Sayangnya, petani Indonesia cenderung menjual siung besar dengan dalih harganya tinggi. Sedangkan siung kecil, sekitar 1 gram, dijadikan benih untuk budi daya.
Produktivitas menjadi persoalan berikutnya dalam budi daya bawang putih. China mampu menghasilkan 10 ton per ha, sedangkan di Indonesia umumnya 7-8 ton per ha, kecuali Karanganyar 20 ton per ha.
Sementara itu, Bupati Brebes, Idza Priyanti, menyatakan, wilayahnya hingga kini masih menjadi sentra bawang merah dengan 18,5% produksi nasional. Dari luas lahan budi daya 29.000 hektare, mampu memproduksi 300.000-an ton per tahun.
Meski demikian, Brebes memiliki potensi untuk mengembangkan bawang merah lantaran memiliki dataran tinggi mencapai 800 meter di atas permukaan laut (mdpl), seperti di Kecamatan Sirampog dan Paguyangan yang berada di lereng Gunung Slamet.
"Lokasi tersebut dulunya memang sentra bawang putih. Tiga tahun terakhir ini mulai dikembangkan lagi bawang putih oleh para petani muda di sana," ungkapnya.
Luas pengembangan bawang putih di Brebes baru mencapai 40-an hektare. Namun, Idza berjanji, pihaknya bakal terus mendorong peningkatan budi dayanya lantaran potensinya besar dan berkontribusi terhadap perekonomian daerah.
"Adanya pelaku usaha ekspor yang berdomisili di Brebes ini menjadi peluang bagi petani bawang Brebes untuk bermitra, terutama untuk pemasaran hasil produksinya," ujarnya.
Ekspor perdana bawang putih ini dilakukan PT Agri Indo Sejahtera. Eksportir membeli seharga Rp20.000 per kilogram bawang putih basah dari petani.
"Saya ambil dari berbagai daerah.
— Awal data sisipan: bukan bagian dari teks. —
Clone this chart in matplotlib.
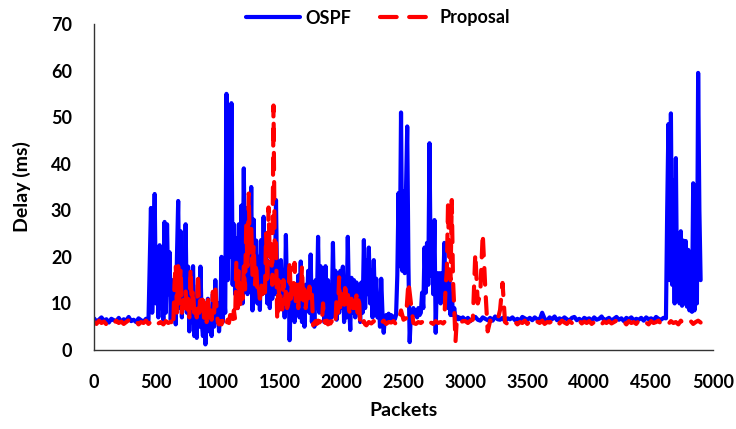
import numpy as np
import matplotlib.pyplot as plt

plt.rcParams['font.family'] = ['Lato', 'DejaVu Sans']
plt.rcParams['font.weight'] = 'bold'

# OSPF delay (ms); quiet stretches sampled every 20 packets, bursts every 10
ospf_quiet_a = [  # packets 0 .. 440
    6.8, 6.1, 6.5, 7.0, 6.3, 6.6, 5.9, 6.7, 6.4, 6.2,
    6.9, 6.0, 6.6, 6.3, 7.1, 6.2, 6.5, 6.0, 6.8, 6.4,
    6.1, 6.7, 6.3,
]
ospf_burst_a = [  # packets 460 .. 2950
    30.5, 8, 17, 33.5, 10, 20, 7, 22.5, 9, 18,
    6.5, 27.5, 8, 27, 12, 21, 6.5, 15, 9, 13,
    5.5, 20, 32, 9, 25.5, 7, 21, 10, 27, 8,
    17.9, 4, 12, 6, 18, 3, 9, 2.6, 14, 5,
    17.9, 6, 3, 9, 1.2, 7, 11, 4, 8, 3,
    12, 5, 15, 6, 10, 4, 8, 20, 6, 12,
    8, 55, 15, 38, 20, 53, 14, 27, 12, 24,
    9, 27, 13, 31, 10, 39, 15, 30.5, 12, 26,
    14, 35, 8.5, 28, 12, 23.5, 10, 20, 8.6, 23.6,
    12, 28.6, 14.5, 22, 10, 19, 9, 16.5, 11, 18,
    12, 32.2, 13, 16.7, 9, 19.3, 11, 17, 7, 24.7,
    10, 18, 2.1, 12, 9, 14, 6, 11, 8, 16,
    7, 19, 6, 12, 5, 14, 9, 17, 8, 20.5,
    6, 14, 5, 15, 9, 24.3, 8, 18, 11, 15,
    6, 18, 7, 15, 6, 12, 7, 23, 9, 17,
    6.5, 14, 8, 17, 9, 17.9, 6, 12, 7, 24.3,
    10, 4.3, 15.5, 8, 15, 7, 14.5, 9, 12, 6,
    14.5, 8, 23.6, 9, 19.3, 12, 22, 10, 17, 7,
    19.3, 9, 15.3, 7, 12, 5, 15.3, 8, 3.7, 7,
    7.5, 6.5, 7.8, 6.8, 7.5, 6.4, 7.2, 6.6, 7.5, 16,
    33.7, 18, 51, 17, 34, 16.5, 34, 48, 18, 1.7,
    8, 7, 9, 7.5, 8.5, 7, 9, 7.5, 8, 12.3,
    9, 22, 12.3, 23, 14, 44.4, 16, 27, 12, 27.9,
    3.7, 16.5, 12, 16.5, 10, 16.5, 12, 23, 10, 15,
    9, 17, 7.5, 12, 7.5, 9, 6.5, 7.2, 6.6, 7.0,
]
ospf_quiet_b = [  # packets 2960 .. 4620
    6.6, 7.0,
    6.4, 6.9, 6.2, 6.8, 7.1, 6.5, 6.3, 7.0, 6.7, 6.4,
    6.9, 6.3, 7.2, 6.6, 6.5, 6.9, 6.2, 6.8, 6.6, 7.0,
    6.4, 6.7, 6.3, 7.1, 6.8, 6.5, 6.9, 6.4, 7.0, 6.6,
    6.5, 8.0, 6.7, 6.3, 7.0, 6.6, 7.2, 6.4, 6.8, 6.5,
    7.0, 6.6, 6.3, 6.9, 7.1, 6.4, 6.7, 6.2, 6.9, 6.6,
    6.8, 6.3, 7.0, 6.5, 6.7, 7.2, 6.4, 6.6, 6.9, 6.3,
    6.7, 7.1, 6.5, 6.8, 6.2, 6.9, 6.6, 7.0, 6.4, 6.7,
    6.5, 6.9, 6.3, 7.0, 6.6, 6.8, 6.4, 7.1, 6.7, 6.5,
    6.9, 6.8,
]
ospf_burst_b = [  # packets 4630 .. 4900
    30, 48.5, 15, 50.8, 14, 36.5, 10, 41.2, 12, 17.8,
    10, 25.5, 9.5, 23.5, 10, 23.4, 9.3, 21.5, 8.5, 18,
    8.2, 35.8, 8.5, 19.6, 10, 59.5, 30, 15,
]

# Proposal delay (ms)
prop_quiet_a = [  # packets 0 .. 620
    6.0, 5.6, 6.3, 5.8, 6.1, 5.5, 6.2, 5.9, 5.7, 6.3,
    5.8, 6.1, 5.6, 6.0, 6.4, 5.7, 5.9, 6.2, 5.5, 6.0,
    5.8, 6.3, 5.6, 6.1, 5.9, 6.4, 5.7, 6.0, 5.5, 6.2,
    5.8, 6.1,
]
prop_burst_a = [  # packets 630 .. 2190
    5.8, 5, 14, 18.5, 8, 18, 10, 17.5, 8, 12,
    9, 13, 7.5, 11, 7, 17.5, 9, 13, 8, 10,
    7, 16.5, 8, 12, 9, 12, 6, 10, 6, 11.5,
    7, 9, 6.5, 12.5, 8, 13.6, 9, 6, 5.5, 6.2,
    5.5, 6.3, 5.6, 6.2, 5.5, 6.5, 5.8, 7.5, 5.5, 6,
    8.5, 6.5, 19.3, 9, 17, 9, 15, 11, 18, 13,
    27, 18, 33.6, 20, 27, 16, 22.5, 14, 18.7, 12.5,
    13.6, 11, 14.5, 12, 13, 11, 25, 14, 30.6, 20,
    23.6, 14, 52.5, 20, 23, 6.3, 15, 8.7, 12.5, 8.7,
    15, 10, 12.5, 9, 10, 19.3, 11, 15, 12, 18.7,
    10, 14, 9, 14.4, 11, 18, 10, 13, 9, 12,
    10, 13.6, 11, 12, 5.3, 5.8, 6.2, 5.6, 6.3, 5.9,
    6.2, 5.6, 10, 6.3, 5.8, 6.3, 5.5, 6.1, 5.7, 6.2,
    5.5, 6.1, 5.8, 11.5, 8, 15.6, 8.5, 12, 10, 8.5,
    14.5, 10, 12.5, 8.5, 7.8, 11, 9, 11, 9, 11.7,
    8, 11.7, 5.3, 6.0, 5.7, 6.2, 5.5,
]
prop_quiet_b = [  # packets 2200 .. 2820
    5.3, 6.0, 5.7, 6.2, 5.5, 6.1, 5.8, 6.3, 5.6, 6.0,
    5.9, 6.2, 5.5, 6.1, 8.5, 6.5, 6.8, 14.6, 10, 5.8,
    5.6, 6.0, 5.8, 6.2, 5.5, 6.1, 5.9, 5.6, 6.2, 5.8,
    6.0, 5.7,
]
prop_burst_b = [  # packets 2830 .. 2950
    6.0, 13.7, 17, 31.8, 16.5, 15, 32.2, 15, 9, 1.8,
    6.3, 5.7, 6.1,
]
prop_quiet_c = [  # packets 2960 .. 4900
    5.9, 6.2,
    6.2, 5.8, 6.3, 6.5, 20.7, 10, 12, 25, 13.6, 4,
    6.3, 5.8, 6.1, 6.4, 8.6, 14.4, 6.0, 5.6, 6.2, 5.8,
    6.1, 5.5, 6.0, 5.8, 6.3, 5.6, 6.2, 5.9, 5.5, 6.1,
    5.8, 6.3, 5.6, 6.0, 5.9, 6.2, 5.5, 6.1, 5.7, 6.3,
    5.9, 5.6, 6.2, 5.8, 6.0, 5.5, 6.3, 5.7, 6.1, 5.8,
    6.2, 5.6, 6.0, 5.9, 6.3, 5.5, 6.1, 5.8, 6.2, 5.7,
    6.0, 6.3, 5.6, 5.9, 6.1, 5.5, 6.2, 5.8, 6.0, 5.6,
    6.3, 5.7, 6.1, 5.9, 5.5, 6.2, 5.8, 6.0, 6.3, 5.6,
    5.9, 6.1, 5.6, 6.2, 5.8, 6.0, 5.5, 6.3, 5.7, 6.1,
    5.8, 6.2, 5.6, 6.0, 6.3, 5.9,
]

x_ticks = list(range(0, 5001, 500))
y_ticks = list(range(0, 71, 10))


def join(parts):
    # each part: (first packet, spacing, values)
    xs, ys = [], []
    for start, step, vals in parts:
        xs.append(start + step * np.arange(len(vals)))
        ys.append(np.asarray(vals, dtype=float))
    return np.concatenate(xs), np.concatenate(ys)


ospf_x, ospf_y = join([(0, 20, ospf_quiet_a), (460, 10, ospf_burst_a),
                       (2960, 20, ospf_quiet_b), (4630, 10, ospf_burst_b)])
prop_x, prop_y = join([(0, 20, prop_quiet_a), (630, 10, prop_burst_a),
                       (2200, 20, prop_quiet_b), (2830, 10, prop_burst_b),
                       (2960, 20, prop_quiet_c)])

fig = plt.figure(figsize=(7.36, 4.29), dpi=100)
ax = fig.add_axes([94 / 736, 1 - 350 / 429, 619 / 736, 326 / 429])

ax.plot(ospf_x, ospf_y, color='#0000ff', lw=3.0,
        solid_joinstyle='round', solid_capstyle='round', label='OSPF')
ax.plot(prop_x, prop_y, color='#ff0000', lw=3.0,
        dashes=(4, 3), dash_capstyle='round', dash_joinstyle='round',
        label='Proposal')

ax.set_xlim(0, 5000)
ax.set_ylim(0, 70)
ax.set_xticks(x_ticks)
ax.set_yticks(y_ticks)
ax.tick_params(length=0, labelsize=13, pad=16)
ax.tick_params(axis='x', pad=17)
for s in ['top', 'right']:
    ax.spines[s].set_visible(False)
for s in ['left', 'bottom']:
    ax.spines[s].set_color('#333333')
    ax.spines[s].set_linewidth(1.0)

ax.set_xlabel('Packets', fontsize=14, fontweight='bold', labelpad=8)
ax.set_ylabel('Delay (ms)', fontsize=14, fontweight='bold', labelpad=14)

fig.legend(loc='center', bbox_to_anchor=(378 / 736, 1 - 18 / 429), ncol=2,
           frameon=False, handlelength=3.0, columnspacing=1.6,
           handletextpad=0.3, prop={'size': 13, 'weight': 'bold'})

fig.savefig('out.png', dpi=100)
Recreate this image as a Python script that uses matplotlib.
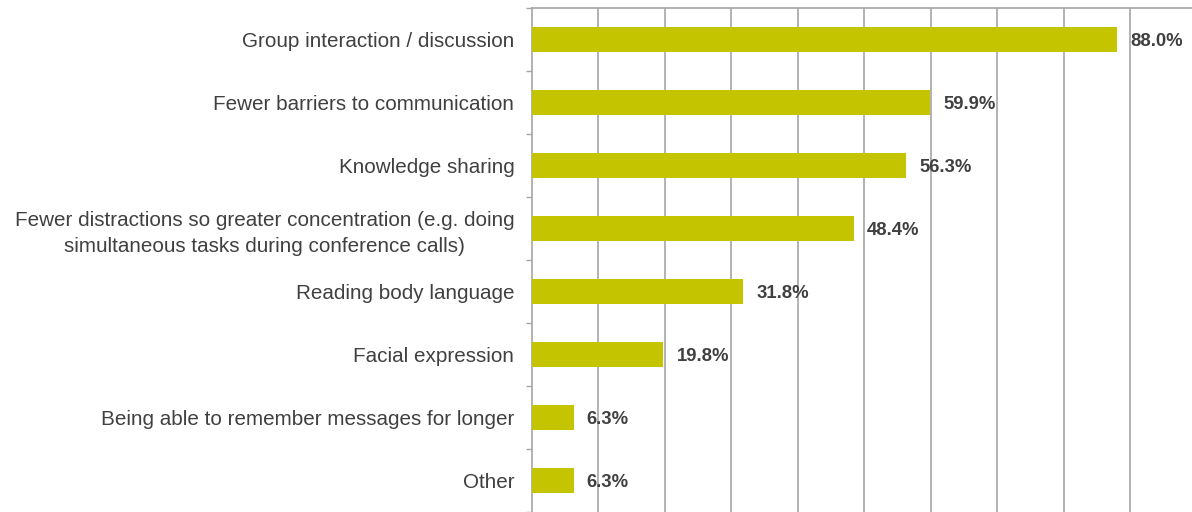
import matplotlib.pyplot as plt
import numpy as np

categories = [
    'Group interaction / discussion',
    'Fewer barriers to communication',
    'Knowledge sharing',
    'Fewer distractions so greater concentration (e.g. doing\nsimultaneous tasks during conference calls)',
    'Reading body language',
    'Facial expression',
    'Being able to remember messages for longer',
    'Other',
]
values = [88.0, 59.9, 56.3, 48.4, 31.8, 19.8, 6.3, 6.3]

bar_color = '#C4C400'
grid_color = '#A6A6A6'
text_color = '#404040'

plt.rcParams['font.family'] = ['Liberation Sans', 'DejaVu Sans']

fig = plt.figure(figsize=(11.92, 5.12), dpi=100)
# axes runs slightly past the right and bottom edges, like the original
ax = fig.add_axes([531.7 / 1192, 0.0, 665 / 1192, 504 / 512])

y = np.arange(len(categories))
ax.barh(y, values, height=0.4, color=bar_color, zorder=3)

for yi, v in zip(y, values):
    ax.annotate(f'{v:.1f}%', (v, yi), xytext=(9.4, -1.5), textcoords='offset points',
                va='center', ha='left', fontsize=13.3, fontweight='bold',
                color=text_color, zorder=4)

ax.set_xlim(0, 100)
ax.set_ylim(len(categories) - 0.5, -0.5)
ax.set_xticks(np.arange(10, 101, 10))
ax.xaxis.grid(True, color=grid_color, linewidth=1.2, zorder=0)
ax.tick_params(axis='x', length=0, labelbottom=False)

# category labels placed between boundary ticks
ax.set_yticks(np.arange(-0.5, len(categories)), minor=False)
ax.set_yticklabels([])
ax.set_yticks(y, minor=True)
ax.set_yticklabels(categories, minor=True, fontsize=14.9, color=text_color,
                   multialignment='center', linespacing=1.45)
ax.tick_params(axis='y', which='major', length=4, width=1.0, color=grid_color,
               direction='out')
ax.tick_params(axis='y', which='minor', length=0, pad=12.5)
for lbl in ax.get_yticklabels(minor=True):
    lbl.set_verticalalignment('center_baseline')

for side in ['right', 'bottom']:
    ax.spines[side].set_visible(False)
for side in ['left', 'top']:
    ax.spines[side].set_color(grid_color)
    ax.spines[side].set_linewidth(1.2)

fig.savefig('out.png', dpi=100)
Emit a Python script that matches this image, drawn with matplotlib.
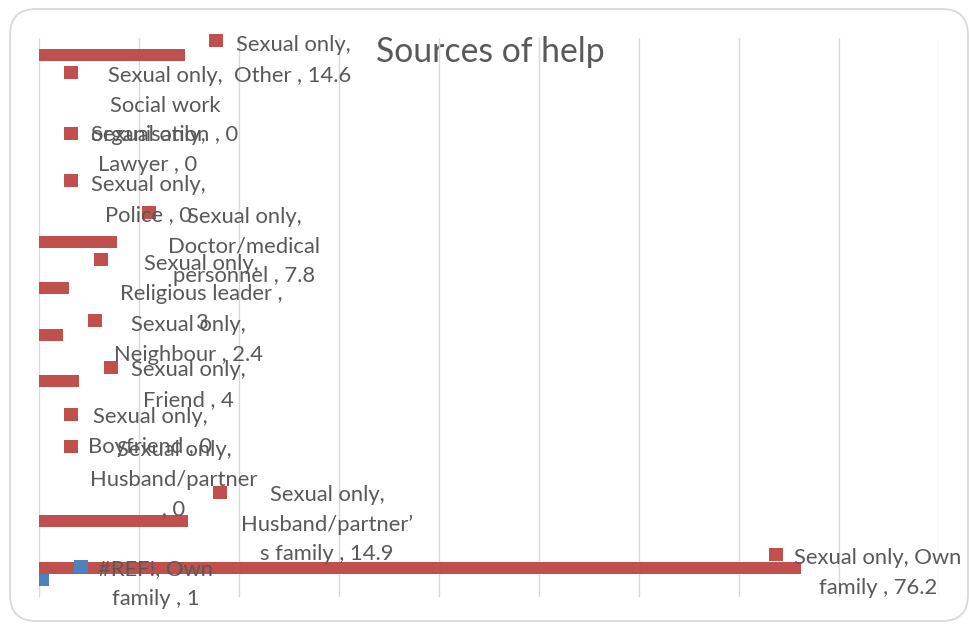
import matplotlib
matplotlib.use("Agg")
import matplotlib.pyplot as plt
import matplotlib.transforms as mtransforms
from matplotlib.patches import Rectangle, FancyBboxPatch

# ---------------- data ----------------
title = "Sources of help"
categories = ["Own family", "Husband/partner\u2019s family", "Husband/partner", "Boyfriend",
              "Friend", "Neighbour", "Religious leader", "Doctor/medical personnel",
              "Police", "Lawyer", "Social work organisation", "Other"]
series_names = ["Sexual only", "#REF!"]
sexual_only = [76.2, 14.9, 0, 0, 4, 2.4, 3, 7.8, 0, 0, 0, 14.6]
ref_series = [1, None, None, None, None, None, None, None, None, None, None, None]
x_max = 90
x_step = 10

# ---------------- style / layout ----------------
W, H = 970, 626
RED = "#C0504D"
BLUE = "#4F81BD"
TXT = "#595959"
GRID = "#D9D9D9"
FONT = "Lato"

fig = plt.figure(figsize=(W / 100, H / 100), dpi=100)
fig.patch.set_facecolor("white")
renderer = fig.canvas.get_renderer()

# pixel transform (origin top-left)
pix = mtransforms.Affine2D().scale(1, -1).translate(0, H)


def fit_size(text, target_px):
    t = fig.text(0, 0, text, fontsize=10, family=FONT)
    w = t.get_window_extent(renderer).width
    t.remove()
    return 10 * target_px / w


lab_fs = fit_size("Sexual only,", 115)
title_fs = fit_size(title, 230)

# chart border
fig.patches.append(FancyBboxPatch((10, 9), 958, 612, boxstyle="round,pad=0,rounding_size=26",
                                  transform=pix, fill=False, edgecolor=GRID, linewidth=1.3,
                                  zorder=-2))

fig.text(490, H - 62, title, transform=mtransforms.IdentityTransform(), fontsize=title_fs,
         family=FONT, color=TXT, ha="center", va="baseline", zorder=-1)

ax = fig.add_axes([39 / W, 1 - 597 / H, 900 / W, 559 / H])
ax.set_facecolor("none")
n = len(categories)
ypos = list(range(n))
bh = 0.26
ax.barh([y + bh / 2 for y in ypos], sexual_only, height=bh, color=RED, zorder=2)
ref_vals = [v if v is not None else 0 for v in ref_series]
ax.barh([y - bh / 2 for y in ypos], ref_vals, height=bh, color=BLUE, zorder=2)
ax.set_xlim(0, x_max)
ax.set_ylim(-0.5, n - 0.5)
ax.set_xticks(range(0, x_max + 1, x_step))
ax.set_yticks([])
ax.tick_params(axis="x", length=0, labelbottom=False)
ax.grid(axis="x", color=GRID, linewidth=1.0, zorder=0)
for s in ax.spines.values():
    s.set_visible(False)

# ---------------- data labels (positions copied from the chart layout) ----------------
# (category index, series index, key centre px, text centre x px, first line y px, line lengths)
label_layout = [
    (11, 0, (216, 41), 293, 43, [12]),
    (10, 0, (71, 73), 165, 74, [12, 12]),
    (9, 0, (71, 134), 148, 133, [12]),
    (8, 0, (71, 181), 148, 183, [12]),
    (7, 0, (149, 213), 244, 215, [12, 14]),
    (6, 0, (101, 260), 201, 262, [12, 18]),
    (5, 0, (95, 321), 188, 323, [12]),
    (4, 0, (111, 368), 188, 368, [12]),
    (3, 0, (71, 415), 150, 415, [12]),
    (2, 0, (71, 447), 174, 448, [12, 15]),
    (1, 0, (220, 493), 327, 493, [12, 16]),
    (0, 0, (776, 555), 878, 556, [16]),
    (0, 1, (81, 567), 156, 567, [10]),
]
LINE = 29.7


def split_lines(s, lens):
    out = []
    for k in lens:
        out.append(s[:k].strip())
        s = s[k:].lstrip()
    out.append(s.strip())
    return out


all_series = [sexual_only, ref_series]
for ci, si, (kx, ky), cx, y0, lens in label_layout:
    val = all_series[si][ci]
    full = f"{series_names[si]}, {categories[ci]} , {val:g}"
    lines = split_lines(full, lens)
    color = RED if si == 0 else BLUE
    fig.patches.append(Rectangle((kx - 7, ky - 7), 14, 13, transform=pix, facecolor=color,
                                 edgecolor="none", zorder=4))
    for i, line in enumerate(lines):
        yb = y0 + i * LINE + 8
        fig.text(cx, H - yb, line, transform=mtransforms.IdentityTransform(), fontsize=lab_fs,
                 family=FONT, color=TXT, ha="center", va="baseline", zorder=5)

fig.savefig("out.png", dpi=100, facecolor="white")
Ada dari Brebes, Lombok Timur," kata Direktur PT Agri Indo Sejahtera, Benny Santoso.
Sementara ini PT Agri Indo Sejahtera hanya mampu mengekspor 15 ton dari kontrak 1.000 ton karena sejumlah sentra bawang putih baru akan panen dalam waktu dekat. "Tadinya mau pakai kontainer yang 20 ton," akunya.
Benny menambahkan, tidak menemui kendala dalam proses perizinan. Sejak awal sampai akhir dibantu Badan Karantina Pertanian (Barantan). "Cuma dua hari selesai."